Showing us how bad Gruden was is not enough. The NFL needs to release all 650,000 documents.
Gruden’s toxic emails were just a handful of the 650,000 documents uncovered as part of the investigation of the Washington team. Showing us how bad Gruden was is not enough. The NFL needs to release all 650,000 documents. That is, to take just one example, the only way to prove that Washington owner Daniel Snyder, the subject of numerous complaints from former employees, is not just as bad as Gruden — or worse.
The NFL fined Snyder $10 million in July after reviewing the results of the investigation.
Examining those documents could also prove that Kaepernick and Reid were right when they alleged in a lawsuit that NFL owners colluded to keep them out of the league. Kaepernick has not played in the NFL since the 2016 season. Reid has not played since 2019.
Kaepernick and Reid reached an out-of-court settlement with the NFL in 2019, reportedly for less than $10 million combined. It appeared to be a hasty resolution at the time. But Kaepernick and Reid could be vindicated — and entitled to larger financial payouts — if they find out now what they did not know then.
Could the emails also reveal evidence that NFL executives conspired to deny opportunities to Black head coaches, offensive and defensive coordinators, player personnel directors, scouting directors and general managers?
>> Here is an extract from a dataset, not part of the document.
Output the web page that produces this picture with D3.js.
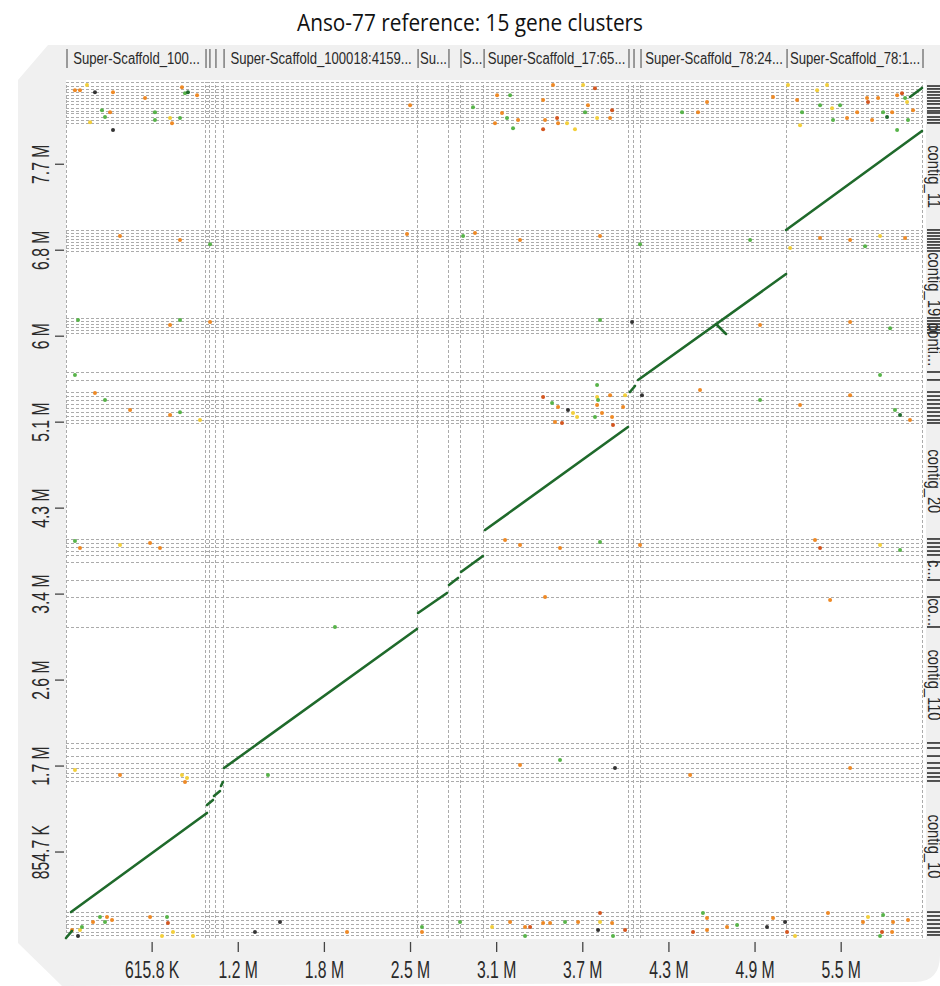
<!DOCTYPE html>
<html>
<head>
<meta charset="utf-8">
<script src="https://cdn.jsdelivr.net/npm/d3@7"></script>
<style>
body { margin: 0; background: #fff; }
svg { display: block; }
.lab { font-family: "Liberation Sans", Arial, sans-serif; fill: #2a2a2a; }
</style>
</head>
<body>
<svg id="chart" width="940" height="986"></svg>
<script>
// all positions in Mb
var X_MAX = 6.12, Y_MAX = 8.51;

var xTicks = [0.6158, 1.2316, 1.8474, 2.4632, 3.079, 3.6948, 4.3106, 4.9264, 5.5422];
var xTickLabels = ["615.8 K", "1.2 M", "1.8 M", "2.5 M", "3.1 M", "3.7 M", "4.3 M", "4.9 M", "5.5 M"];
var yTicks = [0.8547, 1.7094, 2.5641, 3.4188, 4.2735, 5.1282, 5.9829, 6.8376, 7.6923];
var yTickLabels = ["854.7 K", "1.7 M", "2.6 M", "3.4 M", "4.3 M", "5.1 M", "6 M", "6.8 M", "7.7 M"];

// target scaffolds (x) : start of each one
var targetStarts = [0, 0.994, 1.022, 1.065, 1.123, 2.510, 2.731, 2.817, 2.982, 4.018, 4.054, 4.104, 5.148];
var targetNames = ["Super-Scaffold_100...", "", "", "", "Super-Scaffold_100018:4159...", "Su...", "", "S...",
                   "Super-Scaffold_17:65...", "", "", "Super-Scaffold_78:24...", "Super-Scaffold_78:1..."];

// query contig boundaries (y)
var queryBounds = [0.030, 0.060, 0.099, 0.139, 0.179, 0.219, 0.258,
                   1.561, 1.601, 1.640, 1.690, 1.740, 1.809, 1.889, 1.939,
                   3.092, 3.390, 3.559, 3.738, 3.808, 3.847, 3.887, 3.927, 3.967,
                   5.120, 5.150, 5.190, 5.229, 5.269, 5.309, 5.349, 5.388, 5.428, 5.548, 5.627,
                   6.015, 6.045, 6.074, 6.104, 6.134, 6.164,
                   6.830, 6.860, 6.890, 6.920, 6.949, 6.979, 7.009, 7.039,
                   8.103, 8.133, 8.162, 8.202, 8.222, 8.252, 8.292, 8.321, 8.351, 8.381, 8.411, 8.441, 8.470];
var queryNames = ["contig_10", "contig_110", "co...", "c...", "contig_20", "conti...", "contig_19", "contig_11"];
var queryMids = [0.91, 2.515, 3.24, 3.66, 4.54, 5.90, 6.50, 7.57];

// main alignments [x1, y1, x2, y2]
var matches = [
  [0, 0, 0.043, 0.070],
  [0.036, 0.258, 1.008, 1.243],
  [1.008, 1.322, 1.051, 1.372],
  [1.058, 1.412, 1.101, 1.461],
  [1.108, 1.511, 1.122, 1.551],
  [1.130, 1.690, 2.509, 3.072],
  [2.517, 3.231, 2.724, 3.430],
  [2.738, 3.509, 2.803, 3.579],
  [2.824, 3.639, 2.981, 3.798],
  [2.996, 4.056, 4.018, 5.080],
  [4.032, 5.428, 4.068, 5.488],
  [4.090, 5.548, 5.148, 6.601],
  [4.647, 6.104, 4.719, 6.005],
  [5.148, 7.039, 6.120, 8.023],
  [6.034, 8.361, 6.120, 8.451]
];

// small hits [x, y, identity class]
var hitColors = {y: "#f3cf3b", o: "#ef8a26", r: "#d4561f", g: "#58b44a", d: "#1f6b2c", k: "#333333"};
var hits = [
  [0.064,8.429,"o"],[0.150,8.48,"y"],[0.207,8.409,"k"],[0.336,8.409,"o"],[0.257,8.230,"g"],[0.315,8.210,"o"],
  [0.172,8.111,"y"],[0.279,8.161,"g"],[0.336,8.032,"k"],[0.565,8.350,"o"],[0.636,8.210,"g"],[0.636,8.131,"g"],
  [0.744,8.151,"y"],[0.758,8.101,"o"],[0.829,8.459,"o"],[0.851,8.399,"g"],[0.872,8.409,"d"],[0.815,8.151,"g"],
  [0.937,8.379,"o"],[0.100,8.429,"o"],
  [2.460,8.280,"o"],[2.910,8.260,"g"],[3.082,8.379,"o"],[3.175,8.379,"g"],[3.117,8.201,"o"],[3.067,8.101,"o"],
  [3.153,8.151,"g"],[3.196,8.051,"g"],[3.232,8.131,"o"],[3.411,8.330,"o"],[3.482,8.48,"o"],[3.425,8.131,"o"],
  [3.411,8.041,"r"],[3.511,8.151,"r"],[3.518,8.101,"o"],[3.582,8.101,"y"],[3.697,8.48,"y"],[3.782,8.449,"r"],
  [3.732,8.280,"o"],[3.711,8.210,"g"],[3.797,8.151,"y"],[3.904,8.230,"r"],[3.890,8.151,"o"],[3.639,8.041,"y"],
  [4.583,8.310,"o"],[5.055,8.360,"o"],[5.162,8.48,"y"],[5.227,8.330,"o"],[5.262,8.210,"g"],[5.391,8.280,"g"],
  [5.477,8.250,"y"],[5.484,8.131,"g"],[5.534,8.280,"g"],[5.584,8.151,"o"],[5.727,8.350,"o"],[5.734,8.310,"r"],
  [5.806,8.350,"o"],[5.763,8.131,"o"],[5.842,8.210,"g"],[5.870,8.161,"d"],[5.906,8.210,"o"],[5.942,8.379,"o"],
  [5.977,8.399,"r"],[5.999,8.350,"g"],[6.013,8.310,"y"],[6.020,8.131,"g"],[6.056,8.230,"o"],[5.942,8.032,"g"],
  [5.248,8.081,"y"],[5.441,8.48,"y"],[5.370,8.429,"y"],[5.656,8.210,"o"],[4.404,8.210,"g"],[4.519,8.210,"o"],
  [0.815,6.938,"o"],[1.030,6.898,"g"],[0.386,6.978,"o"],[2.438,6.998,"o"],[2.839,6.978,"g"],[2.924,7.008,"o"],
  [3.246,6.938,"o"],[3.818,6.978,"o"],[4.104,6.898,"g"],[4.891,6.938,"g"],[5.391,6.958,"o"],[5.606,6.938,"o"],
  [5.820,6.978,"y"],[5.999,6.958,"o"],[5.713,6.878,"g"],[5.177,6.859,"y"],
  [0.086,6.143,"g"],[0.744,6.093,"o"],[0.815,6.143,"g"],[1.030,6.123,"o"],[3.818,6.143,"g"],[4.047,6.123,"k"],
  [4.962,6.093,"o"],[5.606,6.123,"o"],[5.892,6.063,"g"],
  [0.064,5.596,"g"],[0.207,5.417,"o"],[0.279,5.348,"g"],[0.458,5.248,"o"],[0.744,5.199,"o"],[0.815,5.228,"g"],
  [0.958,5.149,"y"],[4.533,5.447,"o"],[4.962,5.348,"g"],[5.248,5.298,"o"],[5.606,5.397,"o"],[5.927,5.248,"g"],
  [5.963,5.199,"d"],[6.034,5.149,"o"],[5.820,5.596,"g"],
  [3.797,5.497,"g"],[3.411,5.378,"r"],[3.475,5.318,"g"],[3.518,5.278,"o"],[3.589,5.248,"k"],[3.625,5.219,"y"],
  [3.496,5.129,"o"],[3.546,5.119,"r"],[3.654,5.179,"y"],[3.797,5.378,"y"],[3.804,5.348,"g"],[3.797,5.298,"o"],
  [3.782,5.179,"g"],[3.832,5.219,"o"],[3.890,5.397,"o"],[3.904,5.179,"o"],[3.911,5.099,"r"],[3.997,5.397,"y"],
  [3.983,5.278,"o"],[4.118,5.397,"k"],
  [0.064,3.946,"g"],[0.100,3.877,"o"],[0.386,3.906,"y"],[0.601,3.926,"o"],[0.672,3.877,"o"],[3.139,3.956,"o"],
  [3.246,3.906,"o"],[3.532,3.877,"o"],[3.818,3.936,"g"],[4.104,3.906,"o"],[5.355,3.956,"o"],[5.391,3.877,"r"],
  [5.820,3.906,"y"],[5.963,3.857,"g"],
  [3.425,3.390,"o"],[5.463,3.360,"o"],[1.923,3.092,"g"],
  [0.064,1.670,"y"],[0.386,1.620,"o"],[0.865,1.590,"y"],[0.851,1.551,"o"],[0.829,1.620,"y"],[1.444,1.620,"g"],
  [3.246,1.720,"o"],[3.532,1.769,"g"],[3.925,1.690,"k"],[4.462,1.620,"o"],[5.606,1.690,"o"],
  [0.043,0.080,"o"],[0.086,0.020,"k"],[0.100,0.080,"y"],[0.114,0.109,"g"],[0.193,0.159,"o"],[0.243,0.209,"g"],
  [0.279,0.159,"g"],[0.293,0.209,"o"],[0.329,0.179,"o"],[0.601,0.209,"o"],[0.722,0.209,"g"],[0.729,0.149,"r"],
  [0.765,0.060,"y"],[0.908,0.020,"y"],[0.686,0.020,"y"],[1.530,0.159,"k"],[1.351,0.060,"k"],[2.009,0.060,"o"],
  [2.545,0.109,"g"],[2.545,0.060,"o"],[2.817,0.159,"g"],[3.046,0.109,"y"],[3.175,0.159,"o"],[3.282,0.109,"o"],
  [3.318,0.109,"r"],[3.282,0.020,"g"],[3.411,0.149,"o"],[3.461,0.149,"o"],[3.568,0.159,"g"],[3.661,0.159,"o"],
  [3.818,0.249,"r"],[3.818,0.159,"y"],[3.804,0.080,"k"],[3.904,0.149,"o"],[3.997,0.080,"r"],[3.911,0.020,"g"],
  [4.554,0.249,"g"],[4.583,0.199,"o"],[4.583,0.080,"o"],[4.483,0.060,"r"],[4.726,0.109,"o"],[4.798,0.129,"g"],
  [5.012,0.109,"k"],[5.055,0.199,"o"],[5.141,0.159,"k"],[5.155,0.060,"r"],[5.212,0.020,"y"],[5.448,0.249,"o"],
  [5.698,0.159,"o"],[5.734,0.209,"y"],[5.842,0.229,"g"],[5.834,0.060,"r"],[5.913,0.159,"o"],[5.906,0.060,"o"],
  [6.020,0.179,"o"],[5.820,0.020,"g"]
];

var svg = d3.select("#chart");
var margin = {top: 80, left: 66, right: 18, bottom: 48};
var plotRight = 922, plotBottom = 938;
var narrow = 0.82; // Arial -> Arial Narrow

var x = d3.scaleLinear().domain([0, X_MAX]).range([margin.left, plotRight]);
var y = d3.scaleLinear().domain([0, Y_MAX]).range([plotBottom, margin.top + 2]);

// grey panel with cut corners
svg.append("path")
  .attr("d", "M48,45 L940,45 L940,955 Q940,982 915,982 L62,986 L18,943 L18,80 Z")
  .attr("fill", "#f0f0f0");
svg.append("rect")
  .attr("x", margin.left).attr("y", margin.top)
  .attr("width", 926 - margin.left).attr("height", plotBottom - margin.top + 1)
  .attr("fill", "#fff");

svg.append("text")
  .attr("x", 470).attr("y", 31)
  .attr("text-anchor", "middle")
  .attr("textLength", 346).attr("lengthAdjust", "spacingAndGlyphs")
  .style("font-family", "'Open Sans', 'Noto Sans', sans-serif")
  .style("font-size", "24px").style("fill", "#111")
  .text("Anso-77 reference: 15 gene clusters");

var grid = svg.append("g")
  .attr("stroke", "#ababab").attr("stroke-width", 1).attr("stroke-dasharray", "3,2");

// contig boundaries
grid.selectAll("line.h").data(queryBounds.concat([Y_MAX]))
  .enter().append("line").attr("class", "h")
  .attr("x1", x(0)).attr("x2", x(X_MAX))
  .attr("y1", function(d) { return Math.round(y(d)) + 0.5; })
  .attr("y2", function(d) { return Math.round(y(d)) + 0.5; });

grid.selectAll("line.v").data(targetStarts.concat([X_MAX]))
  .enter().append("line").attr("class", "v")
  .attr("y1", y(0)).attr("y2", y(Y_MAX))
  .attr("x1", function(d) { return Math.round(x(d)) + 0.5; })
  .attr("x2", function(d) { return Math.round(x(d)) + 0.5; });

// header with scaffold names
var header = svg.append("g");
header.selectAll("line").data(targetStarts.concat([X_MAX]))
  .enter().append("line")
  .attr("x1", function(d) { return x(d) + 1; }).attr("x2", function(d) { return x(d) + 1; })
  .attr("y1", 49).attr("y2", 68)
  .attr("stroke", "#444").attr("stroke-width", 1);
header.selectAll("text").data(targetStarts)
  .enter().append("text").attr("class", "lab")
  .attr("transform", function(d, i) {
    var end = i + 1 < targetStarts.length ? targetStarts[i + 1] : X_MAX;
    return "translate(" + ((x(d) + x(end)) / 2 + 1) + ",64) scale(" + narrow + ",1)";
  })
  .attr("text-anchor", "middle")
  .style("font-size", "16px")
  .text(function(d, i) { return targetNames[i]; });

// right strip: contig names and boundary marks
var strip = svg.append("g");
strip.selectAll("line").data(queryBounds)
  .enter().append("line")
  .attr("x1", 927).attr("x2", 940)
  .attr("y1", function(d) { return y(d); }).attr("y2", function(d) { return y(d); })
  .attr("stroke", "#2b2b2b").attr("stroke-width", 1.6);
strip.selectAll("text").data(queryMids)
  .enter().append("text").attr("class", "lab")
  .attr("transform", function(d) { return "translate(928," + y(d) + ") rotate(90) scale(" + narrow + ",1)"; })
  .attr("text-anchor", "middle")
  .style("font-size", "18px")
  .text(function(d, i) { return queryNames[i]; });

// hits
svg.append("g").selectAll("circle").data(hits)
  .enter().append("circle")
  .attr("cx", function(d) { return x(d[0]); })
  .attr("cy", function(d) { return y(d[1]); })
  .attr("r", 2)
  .attr("fill", function(d) { return hitColors[d[2]]; });

// main matches
svg.append("g").selectAll("line").data(matches)
  .enter().append("line")
  .attr("x1", function(d) { return x(d[0]); }).attr("y1", function(d) { return y(d[1]); })
  .attr("x2", function(d) { return x(d[2]); }).attr("y2", function(d) { return y(d[3]); })
  .attr("stroke", "#1f6a2b").attr("stroke-width", 2.6).attr("stroke-linecap", "round");

// axes
var xAxis = svg.append("g");
xAxis.selectAll("line").data(xTicks).enter().append("line")
  .attr("x1", function(d) { return x(d); }).attr("x2", function(d) { return x(d); })
  .attr("y1", 942).attr("y2", 952)
  .attr("stroke", "#444").attr("stroke-width", 1.3);
xAxis.selectAll("text").data(xTicks).enter().append("text").attr("class", "lab")
  .attr("transform", function(d) { return "translate(" + x(d) + ",978) scale(" + (narrow * 0.8) + ",1)"; })
  .attr("text-anchor", "middle")
  .style("font-size", "24px")
  .text(function(d, i) { return xTickLabels[i]; });

var yAxis = svg.append("g");
yAxis.selectAll("line").data(yTicks).enter().append("line")
  .attr("x1", 55).attr("x2", 64)
  .attr("y1", function(d) { return y(d); }).attr("y2", function(d) { return y(d); })
  .attr("stroke", "#444").attr("stroke-width", 1.3);
yAxis.selectAll("text").data(yTicks).enter().append("text").attr("class", "lab")
  .attr("transform", function(d) { return "translate(49," + y(d) + ") rotate(-90) scale(" + (narrow * 0.8) + ",1)"; })
  .attr("text-anchor", "middle")
  .style("font-size", "24px")
  .text(function(d, i) { return yTickLabels[i]; });
</script>
</body>
</html>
Currently, there are just three head coaches of color (Pittsburgh’s Mike Tomlin, Miami’s Brian Flores and Washington’s Ron Rivera) among the 32 NFL teams.
Is there a paper trail that can prove league executives’ resistance to any attempts by Black investors to attain majority ownership of an NFL franchise? There are no Black franchise owners in the NFL, and Washington’s Jason Wright is the only Black team president.
Such paltry numbers, combined with Gruden’s bigotry, expose the fraudulence of the NFL’s efforts to appear inclusive and socially evolved.
Putting “End Racism” on the backs of helmets and in the end zones where TV cameras lurk proves nothing. Neither does playing the unofficial Black national anthem, “Lift Every Voice and Sing,” during the first week of the season.
In what should be Gruden’s final game as an NFL coach, the Raiders looked dispirited in a 20-9 home loss to the Chicago Bears on Sunday. It is likely that Gruden had already lost the respect of his players. Defensive endCarl Nassib, the NFL’s first openly gay active player, is said to be popular with his teammates. Gruden’s use of gay slurs would not have been received well in the Vegas locker room.
Meanwhile, the fallout from Gruden’s noxious views continues. The Tampa Bay Buccaneers, whom he coached to a Super Bowl championship after the 2002 season, said Tuesday that they will remove his name from the team’s ring of honor. And Skechers has dropped him as a pitchman.
Whatever chance he had of being enshrined in the Pro Football Hall of Fame as a Super Bowl-winning coach has most likely also died from self-inflicted wounds.
So Gruden is gone — but that should not be the end of the story. All the electronic responses from his NFL pen pals should be publicly released and scrutinized. Only then can the league begin to clean up its act.